Sausage and bun take on meaty issues

Sausage Party covers sex, drugs, race, the horror of American consumption and even the bullying of a dwarfish hotdog, Barry (above).
Sausage Party covers sex, drugs, race, the horror of American consumption and even the bullying of a dwarfish hotdog, Barry (above).PHOTO: SONY PICTURES



89 minutes/Opens tomorrow/4/5 stars

The story: At Shopwell's supermarket, every item on the shelf yearns to be selected by human customers, whom they believe will take them to a better place called the "Great Beyond". When that dream turns out to be quite possibly the most terrifying lie in food-product history, Frank the sausage (Seth Rogen), survivor of the latest shopping cull, goes on a quest in the supermarket aisles to find out the unsavoury truth.

Disney would never make an adult-rated cartoon with cute, crude characters like this.

Only degenerates could possibly conceive this - voice stars and story creators Rogen and Jonah Hill among them.

You can just see those twisted masterminds downing hotdogs, drinking beer, making dirty jokes and asking: "Wouldn't it be funny if our food were alive?"

The male sausage-female bun jokes here may be frat-boy idiotic, but visually, they are witty, blushing bits of culinary porn which will make you keel over in laughter.

Sausage Party, directed by Conrad Vernon (Monsters Vs Aliens, 2009) and Greg Tiernan, is less than the sum of its stronger parts.

But those parts result in a raucous, over-populated cartoon so hilariously raunchy, mightily inconsequential and yet, at the same time, topically brilliant.

Sex, drugs, race, the horror of American consumption and even the bullying of a dwarfish hotdog, Barry (Michael Cera), are worked in around Rogen's favourite subversive pastime of mocking serious religion.

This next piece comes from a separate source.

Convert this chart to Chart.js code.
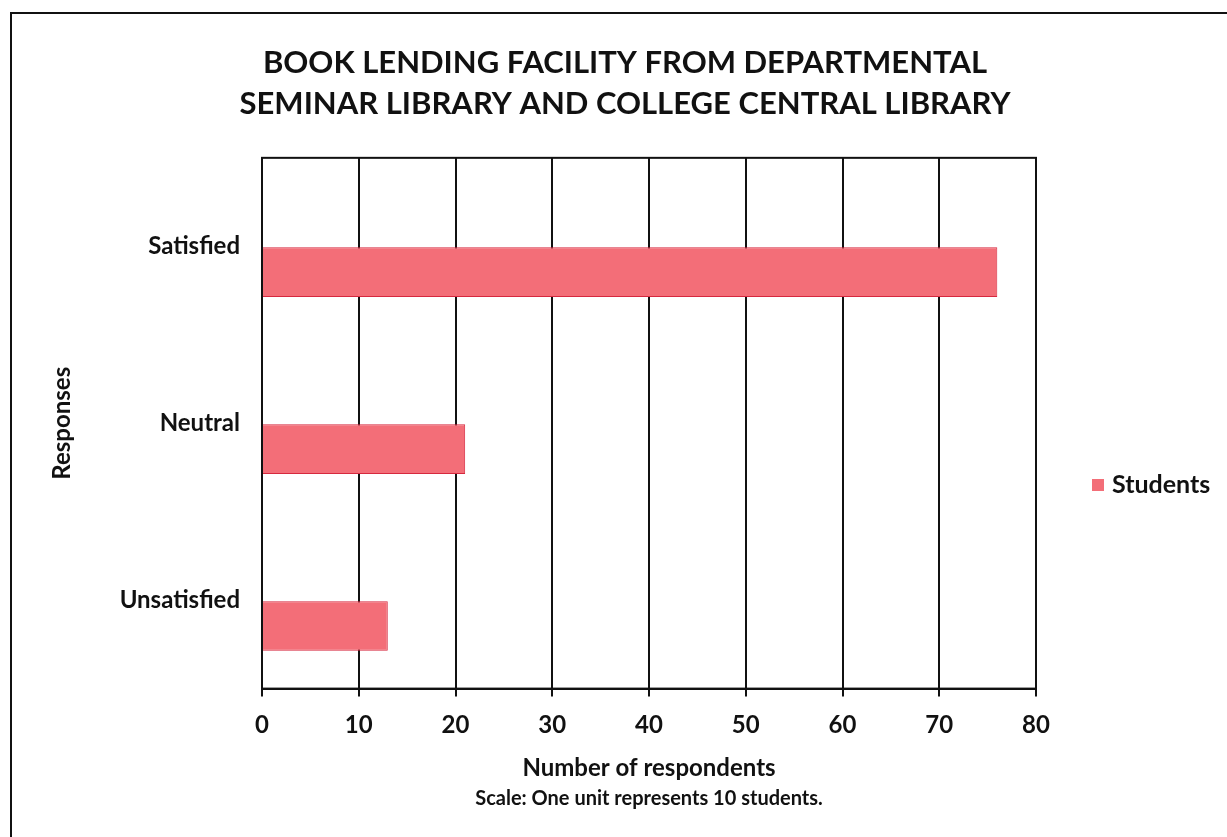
<!DOCTYPE html>
<html>
<head>
<meta charset="utf-8">
<script src="https://cdn.jsdelivr.net/npm/chart.js@4"></script>
<style>
    html, body { margin: 0; padding: 0; background: #fff; }
    #wrap { position: relative; width: 1227px; height: 837px; }
    #frame { position: absolute; left: 10px; top: 12px; width: 1240px; height: 840px;
             border-left: 2px solid #111; border-top: 2px solid #111; pointer-events: none; }
</style>
</head>
<body>
<div id="wrap">
    <canvas id="lendingChart" width="1227" height="837"></canvas>
    <div id="frame"></div>
</div>
<script>
// Book lending facility survey - horizontal bar chart

const responses = ['Satisfied', 'Neutral', 'Unsatisfied'];
const students = [76, 21, 13];
const seriesName = 'Students';
const xTicks = [0, 10, 20, 30, 40, 50, 60, 70, 80];

const FONT = 'Lato, "Open Sans", sans-serif';
const barFill = 'rgb(243, 110, 120)';
const barEdge = 'rgb(214, 40, 62)';

// draws the full box round the plot area
const plotBox = {
    id: 'plotBox',
    afterDatasetsDraw(chart) {
        const a = chart.chartArea;
        const ctx = chart.ctx;
        ctx.save();
        ctx.strokeStyle = '#111';
        ctx.lineWidth = 2;
        ctx.strokeRect(a.left, a.top, a.right - a.left, a.bottom - a.top);
        ctx.restore();
    }
};

// legend sits lower than chart centre in the original, so draw it by hand
const sideLegend = {
    id: 'sideLegend',
    afterDraw(chart) {
        const ctx = chart.ctx;
        const ds = chart.data.datasets.find(d => d.label === seriesName);
        const x = chart.chartArea.right + 56;
        const y = 485;
        ctx.save();
        ctx.fillStyle = ds.backgroundColor;
        ctx.fillRect(x, y - 6, 12, 12);
        ctx.fillStyle = '#111';
        ctx.font = 'bold 25px ' + FONT;
        ctx.textBaseline = 'middle';
        ctx.fillText(ds.label, x + 20, y);
        ctx.restore();
    }
};

const ctx = document.getElementById('lendingChart');
new Chart(ctx.getContext('2d'), {
    type: 'bar',
    data: {
        labels: responses,
        datasets: [
            {
                // empty spacer series: the original leaves an empty slot above each bar
                label: '',
                data: [],
                categoryPercentage: 0.585,
                barPercentage: 0.96
            },
            {
                label: seriesName,
                data: students,
                backgroundColor: barFill,
                borderColor: barEdge,
                borderWidth: 1,
                categoryPercentage: 0.585,
                barPercentage: 0.96
            }
        ]
    },
    options: {
        indexAxis: 'y',
        responsive: false,
        animation: false,
        layout: {
            padding: { left: 40, right: 17, top: 0, bottom: 26 }
        },
        scales: {
            x: {
                min: 0,
                max: 80,
                afterBuildTicks(scale) {
                    scale.ticks = xTicks.map(v => ({ value: v }));
                },
                grid: {
                    color: '#111',
                    lineWidth: 2,
                    tickLength: 8
                },
                border: { color: '#111', width: 2 },
                ticks: {
                    color: '#111',
                    padding: 17,
                    font: { family: FONT, size: 24, weight: 'bold', lineHeight: 1.0 }
                },
                title: {
                    display: true,
                    text: 'Number of respondents',
                    color: '#111',
                    padding: { top: 0, bottom: 6 },
                    font: { family: FONT, size: 24, weight: 'bold', lineHeight: 1.1 }
                }
            },
            y: {
                afterFit(scale) {
                    scale.width = 222;
                },
                grid: { display: false, drawTicks: false },
                border: { color: '#111', width: 2 },
                ticks: {
                    color: '#111',
                    padding: 22,
                    font: { family: FONT, size: 24, weight: 'bold' }
                },
                title: {
                    display: true,
                    text: 'Responses',
                    color: '#111',
                    padding: { top: 8, bottom: 0 },
                    font: { family: FONT, size: 24, weight: 'bold' }
                }
            },
            // keeps room on the right for the legend
            yRoom: {
                type: 'category',
                position: 'right',
                afterFit(scale) {
                    scale.width = 174;
                },
                grid: { display: false },
                border: { display: false },
                ticks: { display: false }
            }
        },
        plugins: {
            legend: { display: false },
            tooltip: { enabled: false },
            title: {
                display: true,
                text: ['BOOK LENDING FACILITY FROM DEPARTMENTAL', 'SEMINAR LIBRARY AND COLLEGE CENTRAL LIBRARY'],
                color: '#111',
                padding: { top: 43, bottom: 33 },
                font: { family: FONT, size: 31, weight: 'bold', lineHeight: 1.32 }
            },
            subtitle: {
                display: true,
                position: 'bottom',
                fullSize: false,
                text: 'Scale: One unit represents 10 students.',
                color: '#111',
                padding: 0,
                font: { family: FONT, size: 20, weight: 'bold' }
            }
        }
    },
    plugins: [plotBox, sideLegend]
});
</script>
</body>
</html>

The "Great Beyond" is the mythical paradise that all the optimistic products on display - ingredients, meat, fruit, vegetables, condiments, cans, liquor, everything - yearn for as they are picked up by seemingly nice human customers.

Of course, nobody tells these clueless pre-cooked souls about the horror of cooking, that violent human ritual of food preparation awaiting them in kitchen hell.

Innocent meat is chopped up, vegetables slaughtered, potatoes shredded mercilessly and frightened little leftovers flee in panic as they are picked up and dumped into the bottomless pit of a housewife's terrifying mouth.

Who could imagine an all-out bloody massacre to be this hilarious?

Saved by a trolley accident, Frank escapes the fate of the final selection and goes on a quest among the culturally diverse sections and shelves of the supermarket to seek out the truth with his girlfriend, Brenda Bunson the hotdog bun (Kristen Wiig) with a yummy-sexy bun.

Alas, this quest portion - the bulk of the story - drags compared with another high adventure - shortie sausage Barry's frenetic attempt to escape the frying pan of a human junk-food junkie (James Franco).

Deviant brilliance is when sausage, potato chips and grouchy toilet paper are able to communicate and fight to the gruesome death with a stoner dude who shoots up on bath salts and thinks he is hallucinating.

You marvel at those philosophical times Rogen and his pals must have spent engaging in food fights in the kitchen.

Maybe they looked at the little packages they were about to fling and concluded that they must all lead to one big packaged lie.